I was informed that daleks were not domesticated.

I moved to Sydney soon after.


Feast
See foodways. Think of the Confux banquet. 1883 Lake Charles, a lovely town on Contraband Bayou. I need to do a post on that, soon. Just so's Jo knows what she's missing out on, by missing Conflux yet again.

Book
I often joke that my life isn't about one book. I don't have a single favourite.

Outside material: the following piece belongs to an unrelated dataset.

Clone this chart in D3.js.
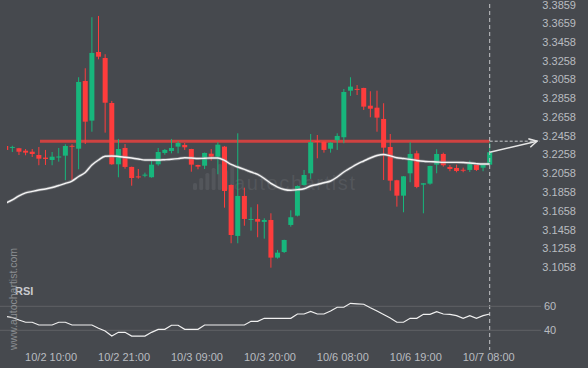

This year, not even my publishing life is about one book. It's a bit crazy, because I didn't even get a short story into print last year (I didn't try that hard) and this year there was Masques and there is a short story of my very own hidden inside In Bad Dreams 2 (to be launched on the same day as the Conflux banquet, which is rather funny when you think about it, because the story is set in Louisiana and so is the banquet) and there is Life Through Cellophane and there is The Art of Effective Dreaming. Because everything is happening at once, sometimes it all slows down, but it is most definitely happening. All my books now have covers and both novels are up to final adjustings. I'm totally happy about it and totally scared. My short stories aren't really like my novels, and my novels are mostly not really like each other, either. Life Through Cellophane mostly happens in a loungeroom. The Art of Effective Dreaming happens somewhere quite extraordinary. Both of them are set in Canberra and they're as near to each other in nature as anything I've written. What I'm working on now is political and full of the end-of-things, but these two finished books are intimate and inward. The jokes are better in them. So's the geography, because I just can't work out my scales for my peninsular country. The rocks are fine, but the distances are profoundly awry. Thinking about it, though, the geography in The Art of Effective Dreaming is very odd. Accurate and precise, but shifts underfoot.

Now you know why it's never just one book for reading, for writing, for dreaming, for discussing, for publishing. My mind likes visiting a lot of different places a day. And that's what books are for: exploration.